There are times when I’m really disturbed; moments where I could be described as extremely annoyed, excessively worried, pissed off. They’re rare, depending on a number of factors – my moon cycle, how much I’ve meditated, who’s involved – but when they come they bring a feeling so big, filled with so much energy, that it soon becomes emotion and it’s all I can do to contain myself.
I used to believe these rampant emotions were a signal, that they pointed to a failure in my carefully reprogrammed mind-body connection, that I should know better.
I would tell myself that it represented a lack of control, to let a set of circumstances bypass every boundary and emotional checkpoint I had set up. As I heard myself repetitively complaining or ranting to those who would listen, I would simultaneously witness a separate stream of consciousness occurring. In this parallel stream, I would be asking myself whether the other person thought I was failing; whether as they helped me they wondered why I was not practicing what I preach, why I wasn’t meditating, working magic, communing with my spirits. And even as I saw myself through the eyes of another, I couldn’t stop. The emotions would continue to pour from me; dirty, raw, unprocessed.
This was until I began to see things differently, before I reframed it. During an astrological reading, I suddenly realised that there was a vast difference between my ranting and the type that I openly cannot tolerate in others. What I was doing wasn’t fruitless, it didn’t end in a lack of action, or even the wrong disempowered action, it ended with certain and aligned steps that I would take.

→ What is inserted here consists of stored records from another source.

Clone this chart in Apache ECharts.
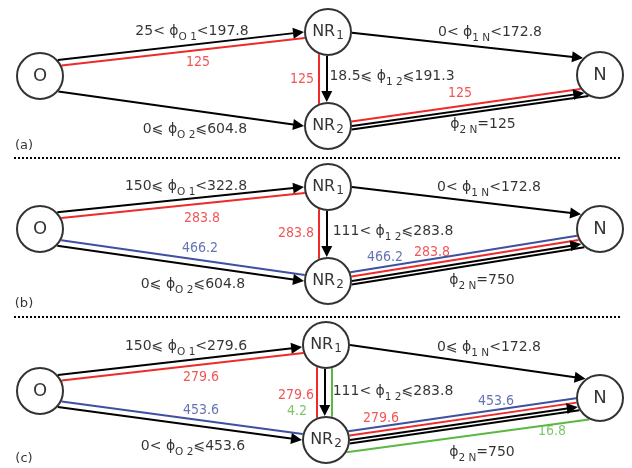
<!DOCTYPE html>
<html><head><meta charset="utf-8">
<script src="https://cdn.jsdelivr.net/npm/echarts@6/dist/echarts.min.js"></script>
<style>html,body{margin:0;padding:0;background:#fff}#c{width:632px;height:468px}</style>
</head><body><div id="c"></div>
<script>
// ---------- data ----------
const panelNames = ['(a)', '(b)', '(c)'];
const nodeNames = ['O', 'NR1', 'NR2', 'N'];
const o1Low = [25, 150, 150];
const o1High = [197.8, 322.8, 279.6];
const o1Ops = [['<', '<'], ['⩽', '<'], ['⩽', '<']];
const o2Low = [0, 0, 0];
const o2High = [604.8, 604.8, 453.6];
const o2Ops = [['⩽', '⩽'], ['⩽', '⩽'], ['<', '⩽']];
const r12Low = [18.5, 111, 111];
const r12High = [191.3, 283.8, 283.8];
const r12Ops = [['⩽', '⩽'], ['<', '⩽'], ['<', '⩽']];
const n1Low = [0, 0, 0];
const n1High = [172.8, 172.8, 172.8];
const n1Ops = [['<', '<'], ['<', '<'], ['⩽', '<']];
const n2Fixed = [125, 750, 750];
const redFlow = [125, 283.8, 279.6];      // O -> NR1 -> NR2 -> N
const blueFlow = [null, 466.2, 453.6];    // O -> NR2 -> N
const greenFlow12 = [null, null, 4.2];    // NR1 - NR2
const greenFlow2N = [null, null, 16.8];   // NR2 - N

// ---------- layout ----------
const nodePos = [
  [[40, 76], [328, 32], [328, 126], [600, 75]],
  [[40, 229], [328, 187], [328, 281], [600, 229]],
  [[40, 391], [326, 345], [326, 440], [600, 398]]
];
const edgeEnds = { O1: [0, 1], O2: [0, 2], '12': [1, 2], '1N': [1, 3], '2N': [2, 3] };
const ports = [
  { O1: [-42, 180], O2: [40, 180], '12': [93, -93], '1N': [2, -135], '2N': [0, 131] },
  { O1: [-44, 180], O2: [44, 180], '12': [93, -93], '1N': [0, -142], '2N': [0, 141] },
  { O1: [-42, 175], O2: [42, 180], '12': [93, -93], '1N': [0, -127], '2N': [0, 158] }
];
const greenPorts2N = [31, 117];
const labelPos = [
  { O1: [192, 31], O2: [195, 129], '12': [392, 76], '1N': [490, 32], '2N': [483, 124],
    rO1: [198, 62], r12: [302, 79], r2N: [460, 93], panel: [24, 146] },
  { O1: [186, 186], O2: [193, 284], '12': [393, 231], '1N': [489, 187], '2N': [482, 280],
    rO1: [202, 218], r12: [296, 233], r2N: [432, 252], bO2: [200, 248], b2N: [385, 257], panel: [24, 304] },
  { O1: [186, 346], O2: [193, 446], '12': [393, 391], '1N': [489, 347], '2N': [482, 452],
    rO1: [201, 377], r12: [296, 395], r2N: [381, 418], bO2: [201, 410], b2N: [496, 401],
    g12: [297, 411], g2N: [552, 431], panel: [24, 459] }
];
const RED = '#ee2a2a', BLUE = '#3e50a0', GREEN = '#5cb845', BLACK = '#000';
const R = 24, ARROW = 11;

// ---------- geometry helpers ----------
function rad(a) { return a * Math.PI / 180; }
function seg(c0, c1, a0, a1, off, arrow) {
  const p0 = [c0[0] + R * Math.cos(rad(a0)), c0[1] + R * Math.sin(rad(a0))];
  const p1 = [c1[0] + R * Math.cos(rad(a1)), c1[1] + R * Math.sin(rad(a1))];
  const L = Math.hypot(p1[0] - p0[0], p1[1] - p0[1]);
  const u = [(p1[0] - p0[0]) / L, (p1[1] - p0[1]) / L];
  const n = [-u[1], u[0]];
  const q0 = [p0[0] + n[0] * off, p0[1] + n[1] * off];
  function hit(c, wantMax) {
    const f = [q0[0] - c[0], q0[1] - c[1]];
    const b = f[0] * u[0] + f[1] * u[1];
    const cc = f[0] * f[0] + f[1] * f[1] - R * R;
    const disc = b * b - cc;
    if (disc < 0) return null;
    const s = Math.sqrt(disc);
    return wantMax ? -b + s : -b - s;
  }
  let t0 = off === 0 ? 0 : hit(c0, true); if (t0 === null) t0 = 0;
  let t1 = off === 0 ? L : hit(c1, false); if (t1 === null) t1 = L;
  if (arrow) t1 -= ARROW / 2;
  return [[q0[0] + u[0] * t0, q0[1] + u[1] * t0], [q0[0] + u[0] * t1, q0[1] + u[1] * t1]];
}

const arrowLines = [], plainLines = [], nodeData = [], textData = [];
function bound(low, ops, sub, high) {
  return `{t|${low}${ops[0]} ϕ}{s|${sub}}{t|${ops[1]}${high}}`;
}
const addText = (pos, text) => textData.push({ value: pos, label: { formatter: text, color: BLACK } });
const val = (pos, v, color) => textData.push({ value: pos, label: { formatter: `{v|${v}}`, color } });

for (let p = 0; p < 3; p++) {
  const np = nodePos[p], pt = ports[p], lp = labelPos[p];
  const mk = (key, off, color, arrow, width) => {
    const [a, b] = edgeEnds[key];
    const coords = seg(np[a], np[b], pt[key][0], pt[key][1], off, arrow);
    (arrow ? arrowLines : plainLines).push({ coords, lineStyle: { color, width: width || 2 } });
  };
  ['O1', 'O2', '12', '1N', '2N'].forEach(k => mk(k, 0, BLACK, true));
  mk('2N', 3.5, BLACK, false);
  if (redFlow[p] !== null) {
    mk('O1', 6, RED, false); mk('12', 8, RED, false); mk('2N', -4.5, RED, false);
    val(lp.rO1, redFlow[p], RED);
    val(lp.r12, redFlow[p], RED);
    val(lp.r2N, redFlow[p], RED);
  }
  if (blueFlow[p] !== null) {
    mk('O2', -6, BLUE, false); mk('2N', -9, BLUE, false);
    val(lp.bO2, blueFlow[p], BLUE);
    val(lp.b2N, blueFlow[p], BLUE);
  }
  if (greenFlow12[p] !== null) {
    mk('12', -7, GREEN, false);
    val(lp.g12, greenFlow12[p], GREEN);
  }
  if (greenFlow2N[p] !== null) {
    const coords = seg(np[2], np[3], greenPorts2N[0], greenPorts2N[1], 0, false);
    plainLines.push({ coords, lineStyle: { color: GREEN, width: 2 } });
    val(lp.g2N, greenFlow2N[p], GREEN);
  }
  addText(lp.O1, bound(o1Low[p], o1Ops[p], 'O 1', o1High[p]));
  addText(lp.O2, bound(o2Low[p], o2Ops[p], 'O 2', o2High[p]));
  addText(lp['12'], bound(r12Low[p], r12Ops[p], '1 2', r12High[p]));
  addText(lp['1N'], bound(n1Low[p], n1Ops[p], '1 N', n1High[p]));
  addText(lp['2N'], `{t|ϕ}{s|2 N}{t|=${n2Fixed[p]}}`);
  textData.push({ value: lp.panel, label: { formatter: `{p|${panelNames[p]}}`, color: BLACK } });
  nodeNames.forEach((nm, i) => {
    const f = nm.startsWith('NR') ? `{n|NR}{ns|${nm.slice(2)}}` : `{m|${nm}}`;
    nodeData.push({ value: np[i], label: { formatter: f } });
  });
}
const sepLines = [
  { coords: [[14, 157.5], [621, 157.5]] },
  { coords: [[14, 316.5], [621, 316.5]] }
];

const FONT = 'DejaVu Sans, sans-serif';
const COND = 'DejaVu Sans Condensed, DejaVu Sans, sans-serif';
const chart = echarts.init(document.getElementById('c'), null, { renderer: 'canvas' });
chart.setOption({
  animation: false,
  backgroundColor: '#fff',
  grid: { left: 0, right: 0, top: 0, bottom: 0 },
  xAxis: { type: 'value', min: 0, max: 632, show: false },
  yAxis: { type: 'value', min: 0, max: 468, inverse: true, show: false },
  series: [
    { type: 'lines', coordinateSystem: 'cartesian2d', silent: true, z: 1,
      lineStyle: { color: '#000', width: 2, type: [2, 2], opacity: 1 }, data: sepLines },
    { type: 'lines', coordinateSystem: 'cartesian2d', silent: true, z: 2,
      lineStyle: { opacity: 1 }, data: plainLines },
    { type: 'lines', coordinateSystem: 'cartesian2d', silent: true, z: 3,
      symbol: ['none', 'triangle'], symbolSize: ARROW,
      lineStyle: { opacity: 1 }, data: arrowLines },
    { type: 'scatter', silent: true, z: 5, symbol: 'circle', symbolSize: 46,
      itemStyle: { color: '#fff', borderColor: '#000', borderWidth: 2 },
      label: { show: true, position: 'inside', color: '#000', fontFamily: FONT,
        rich: {
          m: { fontSize: 18, fontFamily: FONT, color: '#000', verticalAlign: 'middle' },
          n: { fontSize: 16, fontFamily: FONT, color: '#000', verticalAlign: 'middle' },
          ns: { fontSize: 12, fontFamily: FONT, color: '#000', padding: [8, 0, 0, 1], verticalAlign: 'middle' }
        } },
      emphasis: { disabled: true }, data: nodeData },
    { type: 'scatter', silent: true, z: 6, symbol: 'circle', symbolSize: 1,
      itemStyle: { color: 'rgba(0,0,0,0)' },
      label: { show: true, position: 'inside', fontFamily: FONT, fontSize: 14,
        rich: {
          t: { fontSize: 14, fontFamily: FONT, verticalAlign: 'middle' },
          s: { fontSize: 10.5, fontFamily: FONT, padding: [13, 0, 0, 0], verticalAlign: 'middle' },
          v: { fontSize: 14, fontFamily: COND, verticalAlign: 'middle' },
          p: { fontSize: 13, fontFamily: FONT, verticalAlign: 'middle' }
        } },
      emphasis: { disabled: true }, data: textData }
  ]
});
</script></body></html>
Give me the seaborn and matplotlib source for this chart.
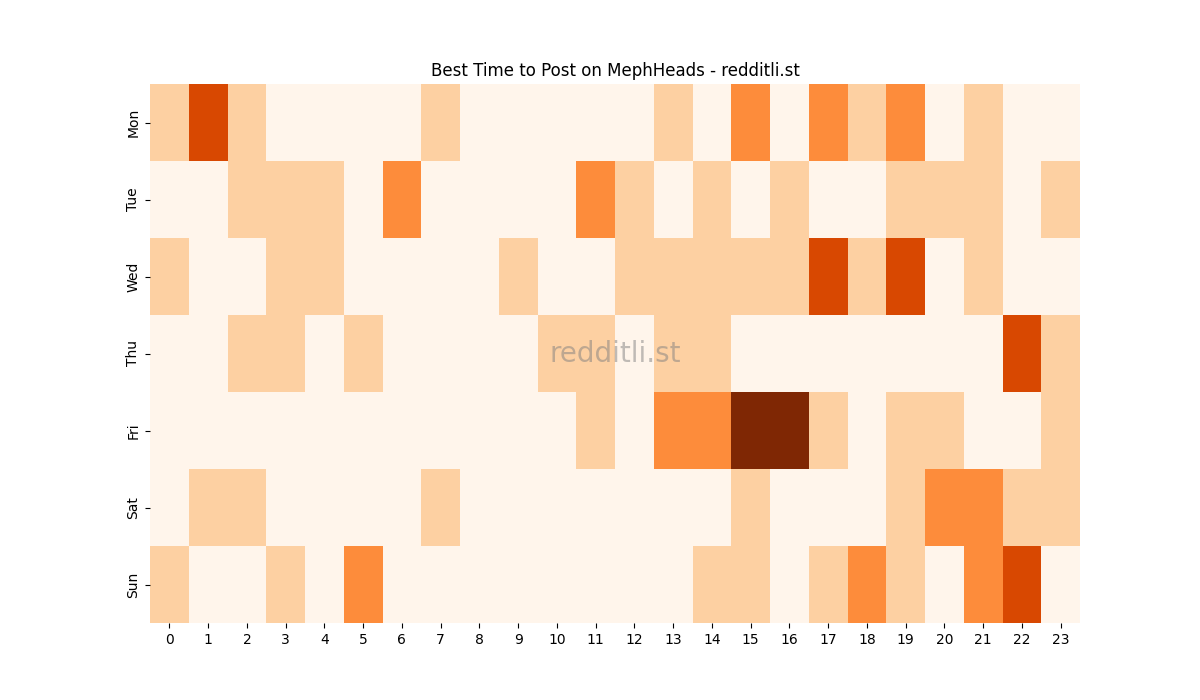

These moments of big emotion were not a bypassing of my carefully constructed systems, or something that I needed to eradicate, but instead part of a personal process for shaking off the excess energy clinging to me from fresh events. The emotional mastery to be found in this moment was not how to remove the original feeling, but how to accept the chain of events my physical body needed to go through, in order to allow my mind space to deal with the situation at hand.
There are some instances in life that go so far as to cast a spell over us. Not the traditional or cliché depiction of spells that we see in movies, but those with more subtlety that take us over just as completely. Distinguishing between whether you are under the spell of a person or thing takes practice, but acknowledging the possibility of both is a huge step in the right direction. Personally, it has enabled me to quieten the stream of consciousness that had me wondering what others think of me. It has allowed me to focus solely on how much excess energy my body is trying to dispel. I’m able to concentrate on losing as much of the baggage around an event as possible, before moving forward with a solution.
The image that comes to mind when I see myself going through this process is from nature. If you have ever seen two ducks fight, you’ll know the first thing they do afterwards is vigorously flap their wings. They then go about their day, like the incident never happened. That’s all my ranting is, a steady flap of my wings.
If you recognise any element of this within yourself, I have the following questions for you:
Are you aware of when your feelings become emotion?
How much of your emotion – ranting, crying, screaming – is really your body simply trying to cope with an influx of unexpected energy?
And once the energy has left you, is it free-flowing positive action that follows, or the stickiness of powerless resignation?
Having this knowledge of yourself is one thing, but you need to know what to do with it. Don’t allow yourself to move blindly from one wing flapping incident to the next. Figure out where the power is in between. In all of your aftermaths, chose your new direction wisely.